Sunday, 25 January 2015

Lords of Waterdeep

Every alley has a knife, every palace a cup of poison.

Type: Strategy / Resource management / Board
Players: 1 to about 6
Time to explain to others: About 5 to 10 min
Time to play: About 30 minutes, possibly bit more
Difficulty: To play 3/10, Game difficulty 4/10
Portability: Very Low. Dozens of tokens.
Overall: 9/10

In one of the multitude worlds of the Dungeons and Dragons universes, there is a place. A city of gleaming temples and shady ale-houses. Of slimy alleyways and fetid harbours. Stretching from the sunny Field of Heroes to the murky labyrinthine corridors of the Undermountain.

The city is called Waterdeep.

Lords of Waterdeep is a resource management game. It might look a bit odd at first, but when boiled down to its core, it is actually fairly simple. You are one of the titular Lords of Waterdeep, vying for control of the city. To grow in power and influence (in our case, victory points) you need to complete missions, ranging from assassinations to helping other inhabitants, to fighting invaders, to exterminating pests, to breeding Owlbears (bears with the heads of owls, cuter than it sounds).

Being a son (or daughter) of the nobility, you will of course NOT get your hands dirty. Of course not, perish the thought! You will send your agents, to hire fighters and wizards, to then do the job for you.

This is how the game works. Each turn, you have a number of agents (about 5, as it can increase or decrease). In turns, you will send your agents to different areas of town (Ale-houses, The University, The Temple, etc), and in each place you will hire a number of people (represented by small coloured cubes).

Each mission will require a number of these cubes. When you have the corresponding numbers and colours, you can claim that mission (and its victory points).

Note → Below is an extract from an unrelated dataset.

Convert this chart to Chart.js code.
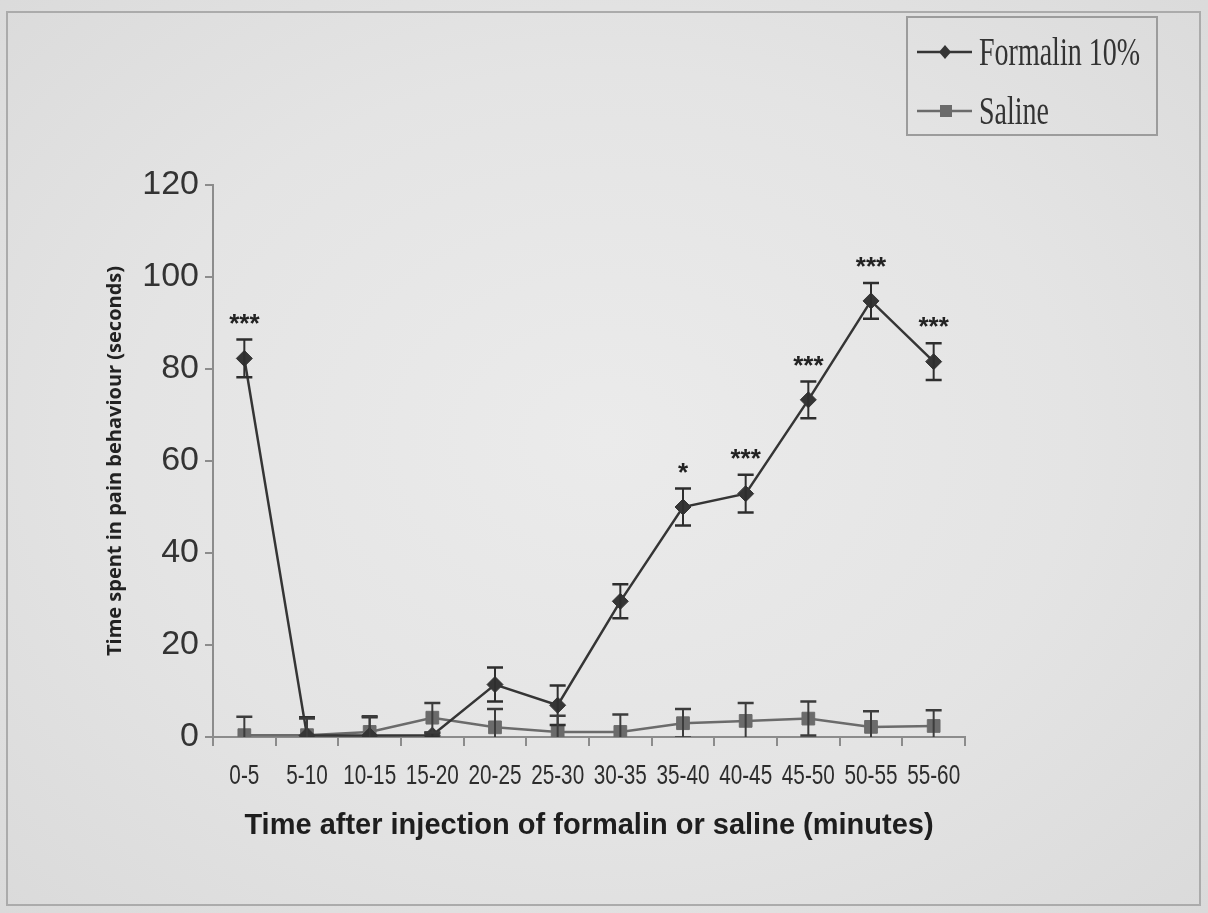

The only problem is that, although there are a number of cards that actively impact your opponents (negatively), the main issue of the game is one of the locations on the board. Only one agent can be in any location at any one time. So it is really easy to block the opponents and make it as hard as possible to get those coloured cubes (either by accident or on purpose).

And this is pretty much it. Some other elements add the all important element of randomness, like the lord you play will have a bonus for some missions and not others, and The Builders Guild, that will introduce new and different buildings and locations in every game.

Rui's conclusion: Although heavier than other games, LoW is still simple enough to explain in a few minutes. The resource management is a new dynamic, but one that is straightforward. You don't need to waste too much time on the intricacies if you don't want, just collect the cubes you need! It will please both newbies and veterans. Highly recommended.